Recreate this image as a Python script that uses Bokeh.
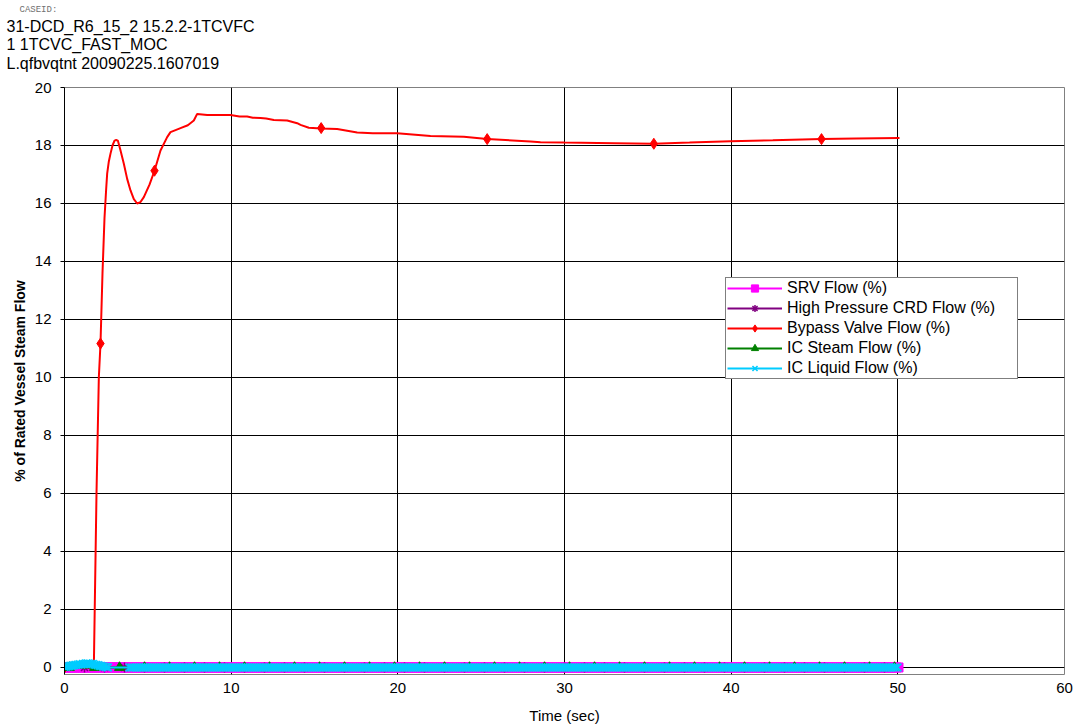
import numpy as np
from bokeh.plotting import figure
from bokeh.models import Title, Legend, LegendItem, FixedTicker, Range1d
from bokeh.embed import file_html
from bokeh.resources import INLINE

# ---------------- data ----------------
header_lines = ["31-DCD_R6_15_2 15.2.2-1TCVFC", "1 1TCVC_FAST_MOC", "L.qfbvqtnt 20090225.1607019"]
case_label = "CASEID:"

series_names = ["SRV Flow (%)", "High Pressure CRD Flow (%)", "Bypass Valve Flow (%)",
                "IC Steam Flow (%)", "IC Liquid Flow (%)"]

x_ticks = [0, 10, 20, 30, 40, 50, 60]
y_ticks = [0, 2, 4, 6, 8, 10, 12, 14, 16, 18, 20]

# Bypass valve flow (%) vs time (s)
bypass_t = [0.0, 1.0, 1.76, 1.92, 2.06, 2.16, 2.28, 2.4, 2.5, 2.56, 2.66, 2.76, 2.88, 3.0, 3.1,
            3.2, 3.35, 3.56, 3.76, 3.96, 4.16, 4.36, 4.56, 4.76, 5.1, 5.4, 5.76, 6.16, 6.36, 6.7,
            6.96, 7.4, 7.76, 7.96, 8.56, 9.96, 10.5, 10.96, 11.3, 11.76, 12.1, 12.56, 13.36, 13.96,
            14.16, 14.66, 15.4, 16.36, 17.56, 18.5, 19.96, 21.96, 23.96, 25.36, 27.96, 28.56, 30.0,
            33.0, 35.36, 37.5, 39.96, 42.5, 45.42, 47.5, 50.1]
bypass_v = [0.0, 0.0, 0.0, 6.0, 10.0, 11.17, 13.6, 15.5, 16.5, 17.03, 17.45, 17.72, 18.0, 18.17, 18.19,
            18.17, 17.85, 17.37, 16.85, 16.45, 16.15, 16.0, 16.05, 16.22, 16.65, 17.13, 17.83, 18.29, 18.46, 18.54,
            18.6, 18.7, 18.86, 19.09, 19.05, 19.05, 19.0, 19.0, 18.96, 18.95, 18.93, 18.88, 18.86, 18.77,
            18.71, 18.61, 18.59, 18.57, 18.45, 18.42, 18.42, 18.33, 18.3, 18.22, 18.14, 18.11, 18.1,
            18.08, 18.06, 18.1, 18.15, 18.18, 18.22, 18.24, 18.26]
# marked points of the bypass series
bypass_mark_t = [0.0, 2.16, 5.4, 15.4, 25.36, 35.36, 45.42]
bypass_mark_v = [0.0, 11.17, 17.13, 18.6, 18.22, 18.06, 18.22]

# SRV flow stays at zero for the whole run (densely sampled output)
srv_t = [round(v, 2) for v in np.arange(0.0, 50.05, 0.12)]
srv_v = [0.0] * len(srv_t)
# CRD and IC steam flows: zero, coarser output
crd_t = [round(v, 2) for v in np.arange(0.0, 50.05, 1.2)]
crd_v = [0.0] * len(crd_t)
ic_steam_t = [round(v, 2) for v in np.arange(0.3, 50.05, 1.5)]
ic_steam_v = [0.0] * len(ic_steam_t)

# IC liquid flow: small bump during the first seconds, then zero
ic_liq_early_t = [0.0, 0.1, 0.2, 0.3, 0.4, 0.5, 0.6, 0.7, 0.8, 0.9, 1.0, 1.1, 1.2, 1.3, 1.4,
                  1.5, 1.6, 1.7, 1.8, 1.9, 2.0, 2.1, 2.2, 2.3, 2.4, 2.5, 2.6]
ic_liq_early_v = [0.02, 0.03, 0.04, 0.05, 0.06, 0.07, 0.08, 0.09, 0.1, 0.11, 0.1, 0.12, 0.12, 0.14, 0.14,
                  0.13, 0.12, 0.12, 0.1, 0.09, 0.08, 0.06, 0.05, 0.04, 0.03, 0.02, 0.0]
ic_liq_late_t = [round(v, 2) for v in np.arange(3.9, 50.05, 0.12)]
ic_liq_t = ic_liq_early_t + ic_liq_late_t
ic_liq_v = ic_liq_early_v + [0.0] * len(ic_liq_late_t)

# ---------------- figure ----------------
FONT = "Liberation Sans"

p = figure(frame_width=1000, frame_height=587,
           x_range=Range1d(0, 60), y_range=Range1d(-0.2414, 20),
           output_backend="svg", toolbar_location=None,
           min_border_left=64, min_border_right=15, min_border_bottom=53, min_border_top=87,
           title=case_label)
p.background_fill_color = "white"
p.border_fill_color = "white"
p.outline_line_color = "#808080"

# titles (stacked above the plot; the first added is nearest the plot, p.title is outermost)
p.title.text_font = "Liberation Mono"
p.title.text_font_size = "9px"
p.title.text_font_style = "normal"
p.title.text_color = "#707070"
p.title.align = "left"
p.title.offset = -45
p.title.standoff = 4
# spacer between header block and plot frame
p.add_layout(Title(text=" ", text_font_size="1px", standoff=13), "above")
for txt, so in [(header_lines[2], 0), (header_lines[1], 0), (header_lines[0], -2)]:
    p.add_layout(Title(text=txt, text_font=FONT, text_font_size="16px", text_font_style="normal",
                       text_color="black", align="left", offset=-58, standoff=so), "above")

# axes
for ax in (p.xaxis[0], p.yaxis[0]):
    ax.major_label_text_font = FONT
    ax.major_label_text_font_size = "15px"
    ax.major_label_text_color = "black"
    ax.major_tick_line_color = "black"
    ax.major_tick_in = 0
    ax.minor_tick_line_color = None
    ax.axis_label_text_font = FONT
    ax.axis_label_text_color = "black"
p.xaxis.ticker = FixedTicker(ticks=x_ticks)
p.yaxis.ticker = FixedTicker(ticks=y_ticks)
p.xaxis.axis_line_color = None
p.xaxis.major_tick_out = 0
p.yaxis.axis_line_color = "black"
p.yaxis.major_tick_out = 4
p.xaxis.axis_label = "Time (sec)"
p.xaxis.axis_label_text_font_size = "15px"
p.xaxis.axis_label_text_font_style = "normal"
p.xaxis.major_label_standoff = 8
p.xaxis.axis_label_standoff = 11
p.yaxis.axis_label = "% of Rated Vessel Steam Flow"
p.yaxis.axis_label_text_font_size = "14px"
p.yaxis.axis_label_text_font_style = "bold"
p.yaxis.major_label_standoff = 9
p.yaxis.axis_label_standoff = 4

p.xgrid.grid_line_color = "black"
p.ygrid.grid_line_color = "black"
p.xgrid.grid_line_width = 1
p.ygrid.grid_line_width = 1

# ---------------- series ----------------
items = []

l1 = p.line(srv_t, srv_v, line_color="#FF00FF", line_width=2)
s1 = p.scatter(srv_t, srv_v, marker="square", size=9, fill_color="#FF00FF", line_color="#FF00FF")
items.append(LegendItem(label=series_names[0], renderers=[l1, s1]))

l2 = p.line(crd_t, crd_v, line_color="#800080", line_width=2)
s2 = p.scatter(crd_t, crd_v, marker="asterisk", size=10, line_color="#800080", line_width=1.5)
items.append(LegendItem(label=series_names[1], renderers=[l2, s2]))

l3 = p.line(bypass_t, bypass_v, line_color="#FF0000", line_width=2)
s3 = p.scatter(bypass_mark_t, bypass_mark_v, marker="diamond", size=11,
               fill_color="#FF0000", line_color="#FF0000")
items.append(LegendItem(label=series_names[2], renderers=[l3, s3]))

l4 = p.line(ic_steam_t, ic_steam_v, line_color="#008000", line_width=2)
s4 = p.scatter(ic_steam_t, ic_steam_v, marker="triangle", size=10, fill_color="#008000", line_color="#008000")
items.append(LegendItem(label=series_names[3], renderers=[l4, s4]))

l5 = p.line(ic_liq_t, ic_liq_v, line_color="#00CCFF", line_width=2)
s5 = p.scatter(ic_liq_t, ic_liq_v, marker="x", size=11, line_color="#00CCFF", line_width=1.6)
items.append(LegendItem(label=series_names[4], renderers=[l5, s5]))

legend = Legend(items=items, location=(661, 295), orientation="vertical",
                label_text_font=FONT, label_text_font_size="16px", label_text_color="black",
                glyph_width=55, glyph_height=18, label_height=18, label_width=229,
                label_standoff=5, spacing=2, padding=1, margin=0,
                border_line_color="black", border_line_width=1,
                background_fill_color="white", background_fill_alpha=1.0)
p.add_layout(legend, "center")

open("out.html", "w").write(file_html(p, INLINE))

* **WORK TO BE COMPLETED**:
Skip the pictures, please, and transcribe only the lines from the beginning of the material through the one that contains "16, 18, 20]".

* **FULL ANSWER**:
Recreate this image as a Python script that uses Bokeh.
import numpy as np
from bokeh.plotting import figure
from bokeh.models import Title, Legend, LegendItem, FixedTicker, Range1d
from bokeh.embed import file_html
from bokeh.resources import INLINE

# ---------------- data ----------------
header_lines = ["31-DCD_R6_15_2 15.2.2-1TCVFC", "1 1TCVC_FAST_MOC", "L.qfbvqtnt 20090225.1607019"]
case_label = "CASEID:"

series_names = ["SRV Flow (%)", "High Pressure CRD Flow (%)", "Bypass Valve Flow (%)",
                "IC Steam Flow (%)", "IC Liquid Flow (%)"]

x_ticks = [0, 10, 20, 30, 40, 50, 60]
y_ticks = [0, 2, 4, 6, 8, 10, 12, 14, 16, 18, 20]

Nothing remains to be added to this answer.